WRITTEN REQUEST: The data below should be printed in full, exactly, and without any of its images.

►

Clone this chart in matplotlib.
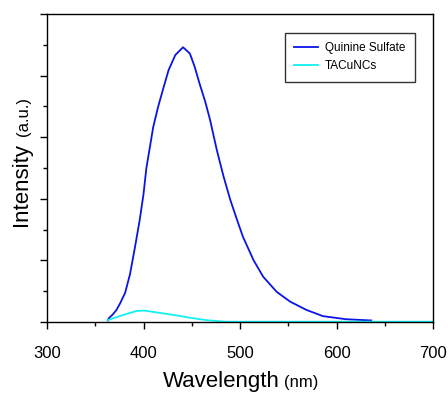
# Fluorescence emission spectra: quinine sulfate reference vs TACuNCs

import matplotlib.pyplot as plt
from matplotlib.ticker import MultipleLocator

plt.rcParams["font.family"] = ["Liberation Sans", "DejaVu Sans"]

# wavelength (nm) and intensity (a.u., normalised to axis top)
qs_wl = [363, 364, 368, 372, 376, 381, 386, 391, 396, 400, 403, 407, 410, 415,
         420, 426, 433, 441, 448, 453, 458, 464, 469, 476, 483, 490, 497, 503,
         514, 524, 538, 552, 569, 586, 610, 636]
qs_int = [0.005, 0.012, 0.024, 0.039, 0.062, 0.095, 0.155, 0.24, 0.33, 0.415,
          0.5, 0.575, 0.632, 0.697, 0.753, 0.818, 0.867, 0.892, 0.872, 0.829,
          0.775, 0.715, 0.656, 0.558, 0.472, 0.396, 0.331, 0.277, 0.201, 0.147,
          0.098, 0.066, 0.039, 0.019, 0.009, 0.005]

cu_wl = [363, 379, 393, 401, 414, 431, 448, 465, 486, 550, 620, 700]
cu_int = [0.006, 0.023, 0.036, 0.037, 0.031, 0.023, 0.014, 0.006, 0.001, 0.001,
          0.001, 0.001]

W, H = 448, 394
fig = plt.figure(figsize=(W / 100, H / 100), dpi=100)
ax = fig.add_axes([47 / W, 1 - 322 / H, 386 / W, 308 / H])

ax.plot(qs_wl, qs_int, color="#0a14e6", lw=1.3, label="Quinine Sulfate")
ax.plot(cu_wl, cu_int, color="#14f0f0", lw=1.3, label="TACuNCs")

ax.set_xlim(300, 700)
ax.set_ylim(0, 1)
ax.xaxis.set_major_locator(MultipleLocator(100))
ax.xaxis.set_minor_locator(MultipleLocator(50))
ax.yaxis.set_major_locator(MultipleLocator(0.2))
ax.yaxis.set_minor_locator(MultipleLocator(0.1))
ax.tick_params(which="major", direction="out", length=5, width=1, labelsize=12,
               pad=12)
ax.tick_params(which="minor", direction="out", length=3, width=1)
ax.tick_params(axis="y", labelleft=False)
for s in ax.spines.values():
    s.set_linewidth(1)

# axis titles with smaller unit text
fig.text(280 / W, 1 - 387 / H, "Wavelength", fontsize=16, ha="right",
         va="baseline")
fig.text(284 / W, 1 - 387 / H, "(nm)", fontsize=12, ha="left", va="baseline")
fig.text(21 / W, 1 - 184 / H, "Intensity", fontsize=16, rotation=90,
         ha="center", va="center")
fig.text(23 / W, 1 - 117 / H, "(a.u.)", fontsize=12, rotation=90,
         ha="center", va="center")

leg = ax.legend(loc="upper right", bbox_to_anchor=(415 / W, 1 - 33 / H),
                bbox_transform=fig.transFigure, borderaxespad=0, fontsize=8.5,
                frameon=True, fancybox=False, edgecolor="black",
                handlelength=2.0, handletextpad=0.6, borderpad=0.8,
                labelspacing=0.5)
leg.get_frame().set_linewidth(1)

fig.savefig("out.png", dpi=100)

◄

RESPONSE:
Clone this chart in matplotlib.
# Fluorescence emission spectra: quinine sulfate reference vs TACuNCs

import matplotlib.pyplot as plt
from matplotlib.ticker import MultipleLocator

plt.rcParams["font.family"] = ["Liberation Sans", "DejaVu Sans"]

# wavelength (nm) and intensity (a.u., normalised to axis top)
qs_wl = [363, 364, 368, 372, 376, 381, 386, 391, 396, 400, 403, 407, 410, 415,
         420, 426, 433, 441, 448, 453, 458, 464, 469, 476, 483, 490, 497, 503,
         514, 524, 538, 552, 569, 586, 610, 636]
qs_int = [0.005, 0.012, 0.024, 0.039, 0.062, 0.095, 0.155, 0.24, 0.33, 0.415,
          0.5, 0.575, 0.632, 0.697, 0.753, 0.818, 0.867, 0.892, 0.872, 0.829,
          0.775, 0.715, 0.656, 0.558, 0.472, 0.396, 0.331, 0.277, 0.201, 0.147,
          0.098, 0.066, 0.039, 0.019, 0.009, 0.005]

cu_wl = [363, 379, 393, 401, 414, 431, 448, 465, 486, 550, 620, 700]
cu_int = [0.006, 0.023, 0.036, 0.037, 0.031, 0.023, 0.014, 0.006, 0.001, 0.001,
          0.001, 0.001]

W, H = 448, 394
fig = plt.figure(figsize=(W / 100, H / 100), dpi=100)
ax = fig.add_axes([47 / W, 1 - 322 / H, 386 / W, 308 / H])

ax.plot(qs_wl, qs_int, color="#0a14e6", lw=1.3, label="Quinine Sulfate")
ax.plot(cu_wl, cu_int, color="#14f0f0", lw=1.3, label="TACuNCs")

ax.set_xlim(300, 700)
ax.set_ylim(0, 1)
ax.xaxis.set_major_locator(MultipleLocator(100))
ax.xaxis.set_minor_locator(MultipleLocator(50))
ax.yaxis.set_major_locator(MultipleLocator(0.2))
ax.yaxis.set_minor_locator(MultipleLocator(0.1))
ax.tick_params(which="major", direction="out", length=5, width=1, labelsize=12,
               pad=12)
ax.tick_params(which="minor", direction="out", length=3, width=1)
ax.tick_params(axis="y", labelleft=False)
for s in ax.spines.values():
    s.set_linewidth(1)

# axis titles with smaller unit text
fig.text(280 / W, 1 - 387 / H, "Wavelength", fontsize=16, ha="right",
         va="baseline")
fig.text(284 / W, 1 - 387 / H, "(nm)", fontsize=12, ha="left", va="baseline")
fig.text(21 / W, 1 - 184 / H, "Intensity", fontsize=16, rotation=90,
         ha="center", va="center")
fig.text(23 / W, 1 - 117 / H, "(a.u.)", fontsize=12, rotation=90,
         ha="center", va="center")

leg = ax.legend(loc="upper right", bbox_to_anchor=(415 / W, 1 - 33 / H),
                bbox_transform=fig.transFigure, borderaxespad=0, fontsize=8.5,
                frameon=True, fancybox=False, edgecolor="black",
                handlelength=2.0, handletextpad=0.6, borderpad=0.8,
                labelspacing=0.5)
leg.get_frame().set_linewidth(1)

fig.savefig("out.png", dpi=100)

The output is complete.